Portugal não é uno e indivisível. Podemos ser o país com as fronteiras mais antigas da Europa — mas os portugueses não vivem todos da mesma maneira, não se divertem todos da mesma maneira e, detalhe importante, não pensam todos da mesma maneira. Temos obrigação de saber há muito tempo que a geografia, o clima, a economia e as práticas religiosas, por exemplo, levaram a uma diversidade que dura há séculos, com óbvias mutações mas com uma persistente estabilidade. Quem quisesse entender, teria o livro “Portugal, o Mediterrâneo e o Atlântico”, de 1945, onde Orlando Ribeiro explicou porque é que as coisas são assim. E, como notou Rui Ramos, os mais distraídos teriam nova oportunidade de perceber tudo, anos mais tarde, com o livro “Identificação de um País”, de José Mattoso.

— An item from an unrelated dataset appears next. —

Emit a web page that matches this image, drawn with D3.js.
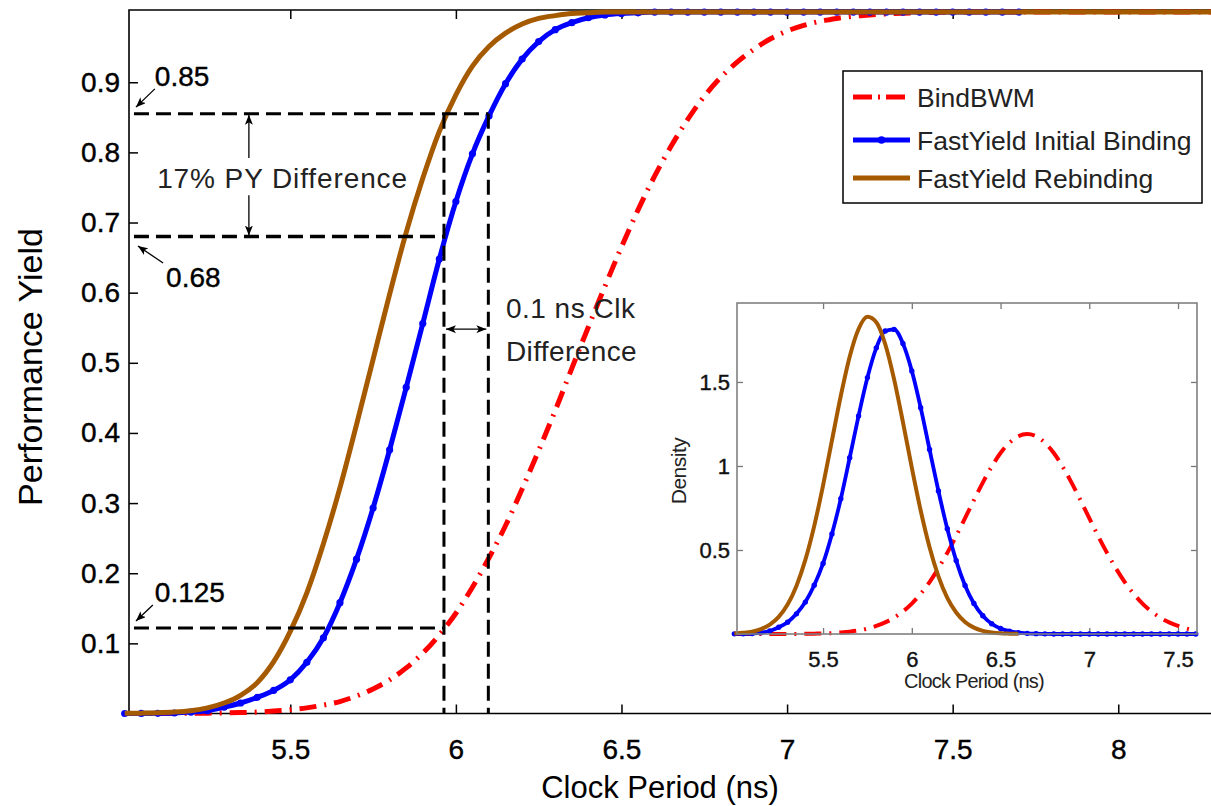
<!DOCTYPE html>
<html><head><meta charset="utf-8">
<script src="https://cdn.jsdelivr.net/npm/d3@7"></script>
<style>
html,body{margin:0;padding:0;background:#fff;}
svg{display:block;}
</style></head><body>
<svg id="chart" width="1211" height="806"></svg>
<script>
// ---------- main plot data (CDF, performance yield) ----------
const mainX = [5.00,5.05,5.10,5.15,5.20,5.25,5.30,5.35,5.40,5.45,5.50,5.55,5.60,5.65,5.70,5.75,5.80,5.85,5.90,5.95,
  6.00,6.05,6.10,6.15,6.20,6.25,6.30,6.35,6.40,6.45,6.50,6.55,6.60,6.65,6.70,6.75,6.80,6.85,6.90,6.95,
  7.00,7.05,7.10,7.15,7.20,7.25,7.30,7.35,7.40,7.45,7.50,7.55,7.60,7.65,7.70,7.75,7.80,7.85,7.90,7.95,
  8.00,8.05,8.10,8.15,8.20,8.25,8.30];
const bindBWM = [0,0,0.0001,0.0002,0.0003,0.0005,0.0008,0.0013,0.0021,0.0034,0.0053,0.008,0.012,0.017,0.025,0.035,0.048,0.065,0.086,0.112,
  0.143,0.180,0.222,0.268,0.320,0.375,0.432,0.492,0.551,0.609,0.665,0.718,0.766,0.809,0.847,0.880,0.907,0.929,0.947,0.962,
  0.973,0.981,0.987,0.991,0.994,0.996,0.9975,0.9985,0.999,0.9995,1,1,1,1,1,1,1,1,1,1,
  1,1,1,1,1,1,1];
const fastInitial = [0,0.0001,0.0003,0.0007,0.002,0.004,0.009,0.015,0.023,0.033,0.048,0.073,0.108,0.158,0.220,0.293,0.376,0.465,0.556,0.648,
  0.730,0.798,0.852,0.898,0.933,0.958,0.975,0.985,0.992,0.996,0.998,0.999,1,1,1,1,1,1,1,1,
  1,1,1,1,1,1,1,1,1,1,1,1,1,1,1,null,null,null,null,null,
  null,null,null,null,null,null,null];
const fastRebinding = [0.0002,0.0005,0.001,0.002,0.004,0.008,0.015,0.026,0.044,0.074,0.117,0.172,0.242,0.322,0.412,0.505,0.598,0.686,0.763,0.830,
  0.882,0.923,0.951,0.970,0.983,0.991,0.995,0.998,0.999,1,1,1,1,1,1,1,1,1,1,1,
  1,1,1,1,1,1,1,1,1,1,1,1,1,1,1,1,1,1,1,1,
  1,1,1,1,1,1,1];
const xTicks = [5.5, 6, 6.5, 7, 7.5, 8];
const yTicks = [0.1, 0.2, 0.3, 0.4, 0.5, 0.6, 0.7, 0.8, 0.9];

// ---------- inset data (density) ----------
const insetX = [5.00,5.05,5.10,5.15,5.20,5.25,5.30,5.35,5.40,5.45,5.50,5.55,5.60,5.65,5.70,5.75,5.80,5.85,5.90,5.95,
  6.00,6.05,6.10,6.15,6.20,6.25,6.30,6.35,6.40,6.45,6.50,6.55,6.60,6.65,6.70,6.75,6.80,6.85,6.90,6.95,
  7.00,7.05,7.10,7.15,7.20,7.25,7.30,7.35,7.40,7.45,7.50,7.55,7.60];
const insetBindBWM = [0,0,0,0,0,0,0,0,0.001,0.002,0.003,0.005,0.009,0.014,0.021,0.032,0.048,0.069,0.097,0.134,
  0.181,0.239,0.309,0.391,0.483,0.583,0.689,0.797,0.901,0.996,1.077,1.138,1.177,1.190,1.177,1.138,1.077,0.996,0.901,0.797,
  0.689,0.583,0.483,0.391,0.309,0.239,0.181,0.134,0.097,0.069,0.048,0.032,0.021];
const insetInitial = [0.001,0.001,0.003,0.008,0.018,0.040,0.070,0.120,0.190,0.290,0.420,0.595,0.805,1.049,1.298,1.526,1.703,1.803,1.813,1.729,
  1.566,1.347,1.098,0.851,0.626,0.437,0.289,0.182,0.109,0.061,0.033,0.017,0.008,0.004,0.002,0.001,0,0,0,0,
  0,0,0,0,0,0,0,0,0,0,0,0,0];
const insetRebinding = [0.003,0.007,0.014,0.029,0.056,0.102,0.175,0.286,0.441,0.642,0.885,1.152,1.418,1.650,1.815,1.888,1.856,1.726,1.517,1.261,
  0.990,0.735,0.516,0.343,0.215,0.128,0.072,0.038,0.019,0.009,0.004,0.002,0.001,null,null,null,null,null,null,null,
  null,null,null,null,null,null,null,null,null,null,null,null,null];
const insetXTicks = [5.5, 6, 6.5, 7, 7.5];
const insetYTicks = [0.5, 1, 1.5];

const seriesNames = ["BindBWM", "FastYield Initial Binding", "FastYield Rebinding"];
const seriesColors = ["#ff0000", "#0000ff", "#a65a00"];

// annotation values
const pyLines = [0.855, 0.68, 0.122];
const pyLabels = ["0.85", "0.68", "0.125"];
const clkLines = [5.964, 6.098];

// ---------- drawing ----------
const svg = d3.select("#chart");
const FONT = "'Liberation Sans', Arial, Helvetica, sans-serif";

const x = d3.scaleLinear([5.013, 8.28], [129, 1211]);
const y = d3.scaleLinear([0, 1.003], [713.5, 10]);

const defs = svg.append("defs");
defs.append("marker").attr("id", "ah").attr("viewBox", "0 0 10 8")
  .attr("refX", 10).attr("refY", 4).attr("markerWidth", 10).attr("markerHeight", 8)
  .attr("markerUnits", "userSpaceOnUse").attr("orient", "auto-start-reverse")
  .append("path").attr("d", "M0,0 L10,4 L0,8 L2.5,4 Z").attr("fill", "#000");

// axes
const gx = svg.append("g").attr("transform", `translate(0,${y(0)})`)
  .call(d3.axisBottom(x).tickValues(xTicks).tickFormat(d3.format("~g")).tickSizeInner(-9).tickSizeOuter(0).tickPadding(26));
const gy = svg.append("g").attr("transform", `translate(${x.range()[0]},0)`)
  .call(d3.axisLeft(y).tickValues(yTicks).tickFormat(d3.format(".1f")).tickSizeInner(-9).tickSizeOuter(0).tickPadding(9));
const gxt = svg.append("g").attr("transform", `translate(0,${y.range()[1]})`)
  .call(d3.axisTop(x).tickValues(xTicks).tickFormat("").tickSizeInner(-9).tickSizeOuter(0));
[gx, gy, gxt].forEach(g => {
  g.select(".domain").remove();
  g.selectAll(".tick line").attr("stroke", "#000").attr("stroke-width", 1.5);
  g.selectAll("text").attr("font-family", FONT).attr("font-size", 28).attr("fill", "#000")
    .attr("stroke", "#000").attr("stroke-width", 0.4);
});
// frame lines
svg.append("path")
  .attr("d", `M${x.range()[1]},${y.range()[1]} H${x.range()[0]} V${y(0)} H${x.range()[1]}`)
  .attr("fill", "none").attr("stroke", "#000").attr("stroke-width", 1.6);

// axis titles
svg.append("text").attr("x", 660).attr("y", 798).attr("text-anchor", "middle")
  .attr("font-family", FONT).attr("font-size", 31).text("Clock Period (ns)");
svg.append("text").attr("transform", "translate(42,367) rotate(-90)").attr("text-anchor", "middle")
  .attr("font-family", FONT).attr("font-size", 34).text("Performance Yield");

// curves
function drawSeries(g, xs, ys, xsc, ysc, i, w, markerR) {
  const pts = xs.map((d, k) => [d, ys[k]]).filter(p => p[1] != null);
  const line = d3.line().x(p => xsc(p[0])).y(p => ysc(p[1])).curve(d3.curveMonotoneX);
  const p = g.append("path").attr("d", line(pts)).attr("fill", "none")
    .attr("stroke", seriesColors[i]).attr("stroke-width", w).attr("stroke-linejoin", "round");
  if (i === 0) p.attr("stroke-dasharray", "17,8,2,8");
  if (i === 1 && markerR) {
    g.append("g").selectAll("circle").data(pts).join("circle")
      .attr("cx", p => xsc(p[0])).attr("cy", p => ysc(p[1])).attr("r", markerR).attr("fill", seriesColors[1]);
  }
}
const gMain = svg.append("g");
drawSeries(gMain, mainX, bindBWM, x, y, 0, 5, 0);
drawSeries(gMain, mainX, fastInitial, x, y, 1, 5, 3.6);
drawSeries(gMain, mainX, fastRebinding, x, y, 2, 5, 0);

// annotations
const gA = svg.append("g");
const dashStyle = s => s.attr("stroke", "#000").attr("stroke-width", 3).attr("stroke-dasharray", "15,7").attr("fill", "none");
gA.append("line").attr("x1", x(5.028)).attr("x2", x(clkLines[1])).attr("y1", y(pyLines[0])).attr("y2", y(pyLines[0])).call(dashStyle);
gA.append("line").attr("x1", x(5.028)).attr("x2", x(clkLines[0])).attr("y1", y(pyLines[1])).attr("y2", y(pyLines[1])).call(dashStyle).attr("stroke-width", 3.6);
gA.append("line").attr("x1", x(5.028)).attr("x2", x(clkLines[0])).attr("y1", y(pyLines[2])).attr("y2", y(pyLines[2])).call(dashStyle);
clkLines.forEach(c => {
  gA.append("line").attr("x1", x(c)).attr("x2", x(c)).attr("y1", y(pyLines[0])).attr("y2", y(0)).call(dashStyle);
});
// value labels with arrows
const labelPos = [[5.091, 0.8946], [5.125, 0.608], [5.091, 0.159]];
const arrowPos = [[[5.091, 0.8905], [5.034, 0.8645]], [[5.116, 0.6423], [5.040, 0.6665]], [[5.085, 0.1547], [5.034, 0.1319]]];
pyLabels.forEach((t, i) => {
  gA.append("text").attr("x", x(labelPos[i][0])).attr("y", y(labelPos[i][1]))
    .attr("font-family", FONT).attr("font-size", 28).attr("stroke", "#000").attr("stroke-width", 0.4).text(t);
  const a = arrowPos[i];
  gA.append("line").attr("x1", x(a[0][0])).attr("y1", y(a[0][1])).attr("x2", x(a[1][0])).attr("y2", y(a[1][1]))
    .attr("stroke", "#000").attr("stroke-width", 1.3).attr("marker-end", "url(#ah)");
});
// PY difference
gA.append("text").attr("x", x(5.098)).attr("y", y(0.749)).attr("font-family", FONT).attr("font-size", 28)
  .attr("letter-spacing", 0.9).attr("fill", "#222").text("17% PY Difference");
gA.append("line").attr("x1", x(5.375)).attr("x2", x(5.375)).attr("y1", y(0.792)).attr("y2", y(pyLines[0]) + 1)
  .attr("stroke", "#000").attr("stroke-width", 1.3).attr("marker-end", "url(#ah)");
gA.append("line").attr("x1", x(5.375)).attr("x2", x(5.375)).attr("y1", y(0.739)).attr("y2", y(pyLines[1]) - 1)
  .attr("stroke", "#000").attr("stroke-width", 1.3).attr("marker-end", "url(#ah)");
// clk difference
gA.append("line").attr("x1", x(clkLines[0]) + 2).attr("x2", x(clkLines[1]) - 2).attr("y1", y(0.548)).attr("y2", y(0.548))
  .attr("stroke", "#000").attr("stroke-width", 1.3).attr("marker-end", "url(#ah)").attr("marker-start", "url(#ah)");
gA.append("text").attr("x", x(6.151)).attr("y", y(0.564)).attr("font-family", FONT).attr("font-size", 28)
  .attr("letter-spacing", 0.5).attr("fill", "#222").text("0.1 ns Clk");
gA.append("text").attr("x", x(6.151)).attr("y", y(0.5026)).attr("font-family", FONT).attr("font-size", 28)
  .attr("letter-spacing", 0.4).attr("fill", "#222").text("Difference");

// legend
const gL = svg.append("g");
gL.append("rect").attr("x", 843).attr("y", 71).attr("width", 359).attr("height", 132)
  .attr("fill", "#fff").attr("stroke", "#000").attr("stroke-width", 1.5);
const legY = [97, 140, 178];
seriesNames.forEach((n, i) => {
  const l = gL.append("line").attr("x1", 853).attr("x2", 910).attr("y1", legY[i]).attr("y2", legY[i])
    .attr("stroke", seriesColors[i]).attr("stroke-width", 5);
  if (i === 0) l.attr("stroke-dasharray", "19,6,2,6");
  if (i === 1) gL.append("circle").attr("cx", 881.5).attr("cy", legY[i]).attr("r", 3.8).attr("fill", seriesColors[1]);
  gL.append("text").attr("x", 917).attr("y", legY[i] + 10).attr("font-family", FONT).attr("font-size", 26.5)
    .attr("fill", "#222").text(n);
});

// ---------- inset ----------
const xi = d3.scaleLinear([5.015, 7.607], [737, 1197]);
const yi = d3.scaleLinear([0, 1.97], [634, 303]);
const gI = svg.append("g");
gI.append("rect").attr("x", xi.range()[0]).attr("y", yi.range()[1])
  .attr("width", xi.range()[1] - xi.range()[0]).attr("height", yi.range()[0] - yi.range()[1])
  .attr("fill", "#fff");
const ix1 = gI.append("g").attr("transform", `translate(0,${yi.range()[0]})`)
  .call(d3.axisBottom(xi).tickValues(insetXTicks).tickFormat(d3.format("~g")).tickSizeInner(-6).tickSizeOuter(0).tickPadding(17));
const ix2 = gI.append("g").attr("transform", `translate(0,${yi.range()[1]})`)
  .call(d3.axisTop(xi).tickValues(insetXTicks).tickFormat("").tickSizeInner(-6).tickSizeOuter(0));
const iy1 = gI.append("g").attr("transform", `translate(${xi.range()[0]},0)`)
  .call(d3.axisLeft(yi).tickValues(insetYTicks).tickFormat(d3.format("~g")).tickSizeInner(-6).tickSizeOuter(0).tickPadding(7));
const iy2 = gI.append("g").attr("transform", `translate(${xi.range()[1]},0)`)
  .call(d3.axisRight(yi).tickValues(insetYTicks).tickFormat("").tickSizeInner(-6).tickSizeOuter(0));
[ix1, ix2, iy1, iy2].forEach(g => {
  g.select(".domain").remove();
  g.selectAll(".tick line").attr("stroke", "#777").attr("stroke-width", 1.3);
  g.selectAll("text").attr("font-family", FONT).attr("font-size", 22).attr("fill", "#111")
    .attr("stroke", "#111").attr("stroke-width", 0.4);
});
drawSeries(gI, insetX, insetBindBWM, xi, yi, 0, 4, 0);
drawSeries(gI, insetX, insetInitial, xi, yi, 1, 3.8, 2.7);
drawSeries(gI, insetX, insetRebinding, xi, yi, 2, 4, 0);
gI.append("rect").attr("x", xi.range()[0]).attr("y", yi.range()[1])
  .attr("width", xi.range()[1] - xi.range()[0]).attr("height", yi.range()[0] - yi.range()[1])
  .attr("fill", "none").attr("stroke", "#808080").attr("stroke-width", 1.6);
gI.append("text").attr("x", 974).attr("y", 688).attr("text-anchor", "middle").attr("font-family", FONT)
  .attr("font-size", 20).attr("letter-spacing", -0.8).attr("fill", "#222").text("Clock Period (ns)");
gI.append("text").attr("transform", "translate(686,471) rotate(-90)").attr("text-anchor", "middle").attr("font-family", FONT)
  .attr("font-size", 21).attr("letter-spacing", -0.5).attr("fill", "#222").text("Density");
</script>
</body></html>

Mas há quem não perceba, nem entenda, nem aprenda. Para aqueles que julgam que Portugal começa na Ponte 25 de Abril e acaba na saída para a auto-estrada do Norte, os portugueses são todos iguais. Não há matança do porco, só há churrascos num grelhador Weber; não há caça, só há festas no Lux; e, acima de tudo, não há touradas, só há peças de teatro no D. Maria II.
O PS que está neste momento instalado no Ministério da Cultura acredita devotamente que a cultura não é o resultado de décadas e séculos de tradições e costumes, aliados a modificações lentas e a inovações súbitas — esta tribo acredita que a cultura é, basicamente, aquilo que os socialistas decidirem. Por isso, no novo contrato de concessão da RTP, o secretário de Estado Nuno Artur Silva introduziu uma frase vaga que, na prática, como o próprio já fez questão de esclarecer, proíbe o canal público de transmitir touradas.

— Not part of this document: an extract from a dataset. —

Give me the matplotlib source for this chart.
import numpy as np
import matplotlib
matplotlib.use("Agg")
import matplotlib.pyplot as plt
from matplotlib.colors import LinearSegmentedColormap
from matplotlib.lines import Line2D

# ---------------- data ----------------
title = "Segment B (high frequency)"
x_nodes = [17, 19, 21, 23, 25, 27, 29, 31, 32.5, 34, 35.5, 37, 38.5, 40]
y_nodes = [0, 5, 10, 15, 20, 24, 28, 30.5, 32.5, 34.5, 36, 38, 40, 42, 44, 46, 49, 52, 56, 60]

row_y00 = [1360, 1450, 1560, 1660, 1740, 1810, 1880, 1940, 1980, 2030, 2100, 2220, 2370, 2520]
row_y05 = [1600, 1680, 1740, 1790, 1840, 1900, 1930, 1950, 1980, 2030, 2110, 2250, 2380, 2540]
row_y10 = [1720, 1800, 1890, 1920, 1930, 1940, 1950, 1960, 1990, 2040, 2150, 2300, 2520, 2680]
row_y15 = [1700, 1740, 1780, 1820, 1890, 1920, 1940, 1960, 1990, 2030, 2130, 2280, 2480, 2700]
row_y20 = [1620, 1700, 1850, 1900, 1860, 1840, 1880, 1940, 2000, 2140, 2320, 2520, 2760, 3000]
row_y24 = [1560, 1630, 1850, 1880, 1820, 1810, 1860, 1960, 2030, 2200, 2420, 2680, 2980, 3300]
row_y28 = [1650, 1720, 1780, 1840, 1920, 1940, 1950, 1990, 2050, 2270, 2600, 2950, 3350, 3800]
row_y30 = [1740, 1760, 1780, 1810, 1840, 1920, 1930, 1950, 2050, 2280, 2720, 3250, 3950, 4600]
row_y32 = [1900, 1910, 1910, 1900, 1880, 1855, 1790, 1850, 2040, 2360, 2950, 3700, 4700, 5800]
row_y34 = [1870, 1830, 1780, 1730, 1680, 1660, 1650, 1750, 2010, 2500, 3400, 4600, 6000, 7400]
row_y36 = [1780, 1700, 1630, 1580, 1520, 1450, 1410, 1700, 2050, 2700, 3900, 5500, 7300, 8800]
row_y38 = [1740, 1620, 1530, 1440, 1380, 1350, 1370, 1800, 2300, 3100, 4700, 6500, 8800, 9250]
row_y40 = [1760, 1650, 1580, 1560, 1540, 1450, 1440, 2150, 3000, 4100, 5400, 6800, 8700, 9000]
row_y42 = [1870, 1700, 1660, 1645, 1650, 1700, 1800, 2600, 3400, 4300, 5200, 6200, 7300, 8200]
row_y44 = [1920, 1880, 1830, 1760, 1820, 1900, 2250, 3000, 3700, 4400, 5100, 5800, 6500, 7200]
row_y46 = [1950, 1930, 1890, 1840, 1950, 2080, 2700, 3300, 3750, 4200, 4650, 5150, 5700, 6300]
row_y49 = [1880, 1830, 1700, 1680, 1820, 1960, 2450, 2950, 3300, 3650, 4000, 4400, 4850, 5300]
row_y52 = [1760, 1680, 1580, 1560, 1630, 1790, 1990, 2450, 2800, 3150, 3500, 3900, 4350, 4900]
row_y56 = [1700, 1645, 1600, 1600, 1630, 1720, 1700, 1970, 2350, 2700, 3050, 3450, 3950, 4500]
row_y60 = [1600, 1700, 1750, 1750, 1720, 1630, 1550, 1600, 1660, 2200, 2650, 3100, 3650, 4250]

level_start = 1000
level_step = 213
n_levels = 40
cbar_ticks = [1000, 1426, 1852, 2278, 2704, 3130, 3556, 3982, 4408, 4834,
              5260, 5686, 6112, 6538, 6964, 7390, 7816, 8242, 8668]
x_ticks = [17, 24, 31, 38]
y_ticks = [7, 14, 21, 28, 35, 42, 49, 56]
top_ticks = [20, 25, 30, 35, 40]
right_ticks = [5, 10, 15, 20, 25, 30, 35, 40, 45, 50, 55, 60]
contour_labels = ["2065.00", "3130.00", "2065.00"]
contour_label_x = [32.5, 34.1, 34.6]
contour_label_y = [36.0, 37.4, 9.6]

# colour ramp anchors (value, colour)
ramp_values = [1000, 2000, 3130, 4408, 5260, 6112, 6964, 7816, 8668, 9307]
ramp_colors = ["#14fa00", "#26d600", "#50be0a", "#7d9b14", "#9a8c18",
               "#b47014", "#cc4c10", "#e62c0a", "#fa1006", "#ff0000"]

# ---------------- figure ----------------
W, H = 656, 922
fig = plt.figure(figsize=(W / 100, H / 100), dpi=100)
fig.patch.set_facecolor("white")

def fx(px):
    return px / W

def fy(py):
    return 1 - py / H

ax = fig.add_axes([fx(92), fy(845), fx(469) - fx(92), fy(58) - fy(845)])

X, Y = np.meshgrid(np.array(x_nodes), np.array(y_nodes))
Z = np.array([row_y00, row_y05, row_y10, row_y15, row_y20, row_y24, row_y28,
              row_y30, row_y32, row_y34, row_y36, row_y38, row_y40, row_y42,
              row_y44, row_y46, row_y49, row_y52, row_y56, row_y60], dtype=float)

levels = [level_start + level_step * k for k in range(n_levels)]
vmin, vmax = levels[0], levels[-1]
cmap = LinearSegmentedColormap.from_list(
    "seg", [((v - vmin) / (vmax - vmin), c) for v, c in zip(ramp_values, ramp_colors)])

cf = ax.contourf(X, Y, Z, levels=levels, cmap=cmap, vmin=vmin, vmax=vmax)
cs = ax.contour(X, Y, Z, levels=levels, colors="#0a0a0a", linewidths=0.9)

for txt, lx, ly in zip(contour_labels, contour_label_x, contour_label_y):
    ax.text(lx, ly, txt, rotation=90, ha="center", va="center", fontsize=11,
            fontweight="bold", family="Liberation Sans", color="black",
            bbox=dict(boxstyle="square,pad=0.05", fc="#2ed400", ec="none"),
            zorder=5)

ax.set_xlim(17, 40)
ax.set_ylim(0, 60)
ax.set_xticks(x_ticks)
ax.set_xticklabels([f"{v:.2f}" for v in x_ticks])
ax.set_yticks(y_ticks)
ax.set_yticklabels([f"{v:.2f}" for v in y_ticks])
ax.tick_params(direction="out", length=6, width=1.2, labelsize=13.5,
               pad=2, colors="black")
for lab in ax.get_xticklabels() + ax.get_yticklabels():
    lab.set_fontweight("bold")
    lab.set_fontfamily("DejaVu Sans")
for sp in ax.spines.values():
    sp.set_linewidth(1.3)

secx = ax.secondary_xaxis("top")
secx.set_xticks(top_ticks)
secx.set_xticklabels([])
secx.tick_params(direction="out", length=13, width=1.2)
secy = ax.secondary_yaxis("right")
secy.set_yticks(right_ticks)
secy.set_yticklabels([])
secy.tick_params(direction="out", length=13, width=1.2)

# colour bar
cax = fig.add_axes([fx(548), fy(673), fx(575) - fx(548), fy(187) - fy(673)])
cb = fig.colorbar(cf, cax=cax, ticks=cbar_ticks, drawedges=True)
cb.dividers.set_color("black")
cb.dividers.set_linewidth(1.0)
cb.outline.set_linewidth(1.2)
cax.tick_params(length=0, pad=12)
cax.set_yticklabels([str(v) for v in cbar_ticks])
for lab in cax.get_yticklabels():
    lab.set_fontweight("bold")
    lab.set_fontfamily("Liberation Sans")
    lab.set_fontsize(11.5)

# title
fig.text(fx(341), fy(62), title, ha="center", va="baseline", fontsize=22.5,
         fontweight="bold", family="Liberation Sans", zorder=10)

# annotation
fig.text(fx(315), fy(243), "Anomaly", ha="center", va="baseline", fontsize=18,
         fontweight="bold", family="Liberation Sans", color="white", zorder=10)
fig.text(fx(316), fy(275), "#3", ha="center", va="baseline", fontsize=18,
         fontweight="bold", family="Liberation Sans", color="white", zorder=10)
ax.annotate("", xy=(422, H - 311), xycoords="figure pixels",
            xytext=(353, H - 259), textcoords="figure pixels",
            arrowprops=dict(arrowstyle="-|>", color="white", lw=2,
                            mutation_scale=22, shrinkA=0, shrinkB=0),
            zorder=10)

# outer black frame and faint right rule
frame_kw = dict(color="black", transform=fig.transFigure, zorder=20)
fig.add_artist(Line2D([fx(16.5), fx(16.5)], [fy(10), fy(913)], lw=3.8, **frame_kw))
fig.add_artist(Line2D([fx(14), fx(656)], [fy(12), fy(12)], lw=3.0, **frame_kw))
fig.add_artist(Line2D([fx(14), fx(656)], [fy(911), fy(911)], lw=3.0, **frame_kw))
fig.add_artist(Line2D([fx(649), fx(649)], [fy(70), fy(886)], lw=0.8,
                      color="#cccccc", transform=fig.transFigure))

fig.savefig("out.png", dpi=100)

Os espíritos que habitam o Palácio da Ajuda não se inquietam com o facto de o governo estar a passar a mensagem de que considera que um enorme pedaço do país é habitado por indígenas próximos da barbárie. Os números das audiências mostram que as touradas chegam a ter meio milhão de espectadores fora do horário nobre. Sondagens recentes revelam que 30% dos portugueses gostam de touradas. Dados de 2017 provam que se realizaram touradas em todos os distritos do país excepto em Vila Real, Braga e Aveiro. Mas isto não é visto como um obstáculo ou como um alerta para o bom senso — é visto como um desafio para quem quer levar os portugueses para um estado de pureza ideológica, mesmo que para isso seja preciso arrastá-los pelos cabelos que lhes restam.
A tudo isto, soma-se uma conveniência política. Sendo um equilibrista permanente, António Costa já está a fazer contas de cabeça sobre a aprovação do próximo Orçamento do Estado. Terá o apoio do PCP? Terá o apoio do BE? Ao acabar com as touradas na RTP terá, pelo menos, seguramente, o apoio do PAN — e a eterna gratidão da nova líder do partido.
Orlando Ribeiro via “as terras altas e as terras baixas, a serra e a ribeira, o campo e o monte, as montanhas e os vales“. E descodificava as origens de tradições, costumes e culturas muito diversos, cuja marca se prolonga até hoje. Mas esta esquerda urbana não se deixa abalar por esses antecedentes e avança para uma terraplenagem do país, intensamente dedicada à sua nobre missão de pastorear o povo. Nas suas pequenas cabeças, Lisboa é igual a Beja, que é igual a Santarém, que é igual ao Porto, que é igual a Bragança. Para estes governantes, a diversidade do país, que durante séculos foi uma força, é agora uma ameaça. Todos têm de pensar da mesma forma. Todos têm de pensar como eles. Peço desculpa mas eu, que nunca fui a uma praça de touros na vida, não quero ser obrigado a pensar como eles.